My Next Task: Glee ... with an e!


I was thrilled when Melanie recommended Anne of Green Gables by L. M. Montgomery for this project. And then disappointed when I realised E and I had agreed we'd only review things we hadn't read before. And then smug when I remembered that this is (at least half) my blog and I can do whatever the hell I like. And I like Anne. I like her a lot.

I devoured the Anne Shirley stories as a young girl, gobbling them down one-after-the-other. But it was Anne of Green Gables, the first of the series, that I read and re-read and re-re-read between the ages of about eight and fourteen. While I remember enjoying others in the series (Anne of Avonlea and Anne of the Island particularly) it was Anne's early experiences small town Avonlea that have burnt themselves into my memory: Anne carrying all her "worldly belongings" into the farm for the first time; Anne declaring Diana Barry to be her "kindred spirit" and "bosom friend" immediately on meeting; Anne's constant dedication to finding the best "scope for the imagination" in any situation.

Anne was intelligent. She was opinionated. She was dramatic. The fact that she always had to explain how her name was spelled

"When you hear a name pronounced can't you always see it in your mind, just as if it was printed out? I can; and A-N-N looks dreadful, but A-N-N-E looks so much more distinguished. If you'll only call me Anne spelled with an e I shall try to reconcile myself to not being called Cordelia."
just sealed the deal for a J-A-C-L-Y-N who wanted to be all those things, too.

XOXO

27 March 2009

Review: Midnight's Children


The previous post's image felt about right as a review, although admittedly a little light on critical engagement.
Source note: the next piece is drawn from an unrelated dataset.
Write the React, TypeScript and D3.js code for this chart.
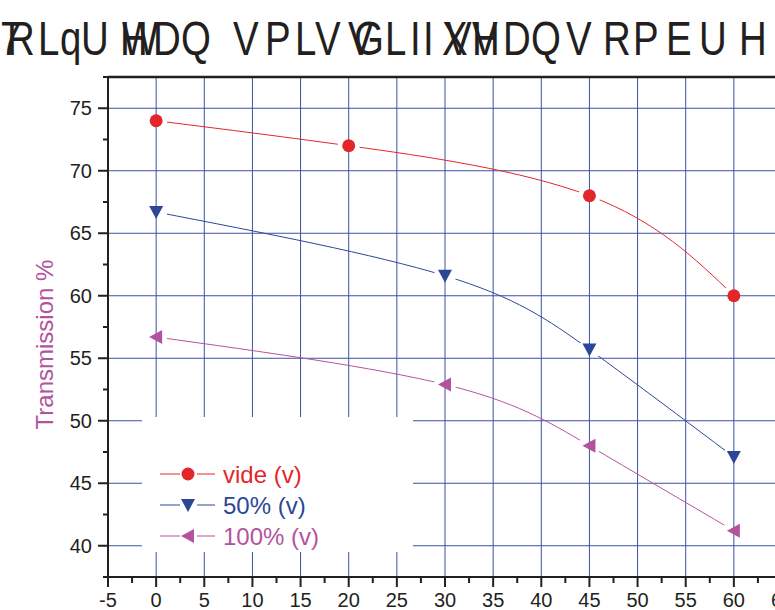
import React from "react";
import * as d3 from "d3";

// series
const videX = [0, 20, 45, 60];
const videY = [74, 72, 68, 60];
const halfX = [0, 30, 45, 60];
const halfY = [66.7, 61.6, 55.7, 47.1];
const fullX = [0, 30, 45, 60];
const fullY = [56.7, 52.9, 48.0, 41.2];
const seriesNames = ["vide (v)", "50% (v)", "100% (v)"];

const xTicks = d3.range(-5, 66, 5);
const xMinor = d3.range(-2.5, 66, 5);
const yTicks = d3.range(40, 76, 5);
const yMinor = d3.range(37.5, 78, 2.5).filter((v) => v % 5 !== 0);
const yLabel = "Transmission %";

// garbled title glyphs as drawn (char, left x)
const titleGlyphs: [string, number][] = [
  ["7", 0], ["R", 7], ["L", 38], ["q", 60], ["U", 81], ["H", 120], ["W", 122],
  ["D", 153], ["Q", 181], ["V", 233], ["P", 265], ["L", 295], ["V", 315],
  ["V", 348], ["G", 354], ["L", 385], ["I", 410], ["I", 423], ["X", 442],
  ["V", 446], ["V", 472], ["H", 472], ["D", 503], ["Q", 531], ["V", 566],
  ["R", 603], ["P", 633], ["E", 666], ["U", 699], ["H", 739],
];
const titleScale = 0.8;

const colors = ["#e3262a", "#2d4797", "#b4539d"];
const gridColor = "#3d51a5";
const font = "'Liberation Sans', Arial, sans-serif";

const x = d3.scaleLinear().domain([-5, 65]).range([108, 782]);
const y = d3.scaleLinear().domain([37.5, 77.5]).range([577, 77]);

function Marker({ kind, cx, cy, color }: { kind: number; cx: number; cy: number; color: string }) {
  if (kind === 0) return <circle cx={cx} cy={cy} r={6.5} fill={color} />;
  if (kind === 1)
    return <path d={`M${cx - 7},${cy - 6}L${cx + 7},${cy - 6}L${cx},${cy + 7}Z`} fill={color} />;
  return <path d={`M${cx + 6},${cy - 7}L${cx + 6},${cy + 7}L${cx - 7},${cy}Z`} fill={color} />;
}

export default function App() {
  const series = [
    { xs: videX, ys: videY },
    { xs: halfX, ys: halfY },
    { xs: fullX, ys: fullY },
  ];
  const line = d3
    .line<[number, number]>()
    .x((d) => x(d[0]))
    .y((d) => y(d[1]))
    .curve(d3.curveNatural);

  const legendRows = [474, 505, 536];

  return (
    <svg width={775} height={610} style={{ position: "absolute", left: 0, top: 0 }} fontFamily={font}>
      <rect width={775} height={610} fill="#fff" />
      {/* title */}
      <g transform={`scale(${titleScale},1)`} fill="#231f20" fontSize={48}>
        {titleGlyphs.map(([c, gx], i) => (
          <text key={i} x={gx / titleScale} y={55}>{c}</text>
        ))}
      </g>

      {/* grid */}
      <g stroke={gridColor} strokeWidth={1}>
        {xTicks.filter((v) => v > -5).map((v) => (
          <line key={"gx" + v} x1={x(v)} x2={x(v)} y1={y(77.5)} y2={y(37.5)} />
        ))}
        {yTicks.map((v) => (
          <line key={"gy" + v} x1={x(-5)} x2={x(65)} y1={y(v)} y2={y(v)} />
        ))}
      </g>

      {/* legend background */}
      <rect x={142} y={417} width={271} height={135} fill="#fff" />

      {/* curves with gaps around markers */}
      <defs>
        {series.map((s, k) => (
          <mask id={"m" + k} key={k} maskUnits="userSpaceOnUse" x={0} y={0} width={775} height={610}>
            <rect width={775} height={610} fill="#fff" />
            {s.xs.map((v, i) => (
              <circle key={i} cx={x(v)} cy={y(s.ys[i])} r={11} fill="#000" />
            ))}
          </mask>
        ))}
      </defs>
      {series.map((s, k) => (
        <path
          key={"l" + k}
          d={line(s.xs.map((v, i) => [v, s.ys[i]] as [number, number])) || ""}
          fill="none"
          stroke={colors[k]}
          strokeWidth={1}
          mask={`url(#m${k})`}
        />
      ))}
      {series.map((s, k) =>
        s.xs.map((v, i) => (
          <Marker key={k + "-" + i} kind={k} cx={x(v)} cy={y(s.ys[i])} color={colors[k]} />
        ))
      )}

      {/* frame and axes */}
      <g stroke="#231f20" fill="none">
        <line x1={x(-5)} x2={x(65)} y1={y(77.5)} y2={y(77.5)} strokeWidth={2.5} />
        <line x1={x(-5)} x2={x(65)} y1={y(37.5)} y2={y(37.5)} strokeWidth={2} />
        <line x1={x(-5)} x2={x(-5)} y1={y(77.5)} y2={y(37.5)} strokeWidth={2} />
        {xTicks.map((v) => (
          <line key={"tx" + v} x1={x(v)} x2={x(v)} y1={y(37.5)} y2={y(37.5) + 10} strokeWidth={2} />
        ))}
        {xMinor.map((v) => (
          <line key={"mx" + v} x1={x(v)} x2={x(v)} y1={y(37.5)} y2={y(37.5) + 6} strokeWidth={2} />
        ))}
        {yTicks.map((v) => (
          <line key={"ty" + v} x1={x(-5) - 10} x2={x(-5)} y1={y(v)} y2={y(v)} strokeWidth={2} />
        ))}
        {yMinor.map((v) => (
          <line key={"my" + v} x1={x(-5) - 5} x2={x(-5)} y1={y(v)} y2={y(v)} strokeWidth={2} />
        ))}
      </g>
      <g fill="#231f20" fontSize={20}>
        {xTicks.map((v) => (
          <text key={"lx" + v} x={x(v)} y={607} textAnchor="middle">{v}</text>
        ))}
        {yTicks.map((v) => (
          <text key={"ly" + v} x={92} y={y(v) + 7} textAnchor="end">{v}</text>
        ))}
      </g>
      <text
        transform={`translate(53,344.5) rotate(-90)`}
        textAnchor="middle"
        fontSize={24}
        fill={colors[2]}
      >
        {yLabel}
      </text>

      {/* legend */}
      {seriesNames.map((name, k) => (
        <g key={"lg" + k}>
          <line x1={160} x2={180} y1={legendRows[k]} y2={legendRows[k]} stroke={colors[k]} strokeWidth={1} />
          <line x1={197} x2={215} y1={legendRows[k]} y2={legendRows[k]} stroke={colors[k]} strokeWidth={1} />
          <Marker kind={k} cx={188} cy={legendRows[k]} color={colors[k]} />
          <text x={223} y={legendRows[k] + 9} fontSize={24} fill={colors[k]}>{name}</text>
        </g>
      ))}
    </svg>
  );
}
A month later, I've got nothing to add.

I've seriously been racking my brain, attempting to come up with something to say about Midnight's Children. Something that hasn't been said before. And better. By someone else.

Nothing doing, I'm afraid.

Midnight's Children is everything you've heard. It's "huge, vital, engrossing ... in all senses a fantastic book" (Sunday Times). It's "the literary map of India [...] redrawn" and "a country finding its voice" (New York Times). And yes, London Review of Books, it's a "brilliant and endearing novel."

It took the Booker in 1981, when it was published. It took the Booker of Bookers in 1993 and again in 2008. It's on Time's Top 100 Novels since 1923 List.

How could I give it anything other than Five Strings?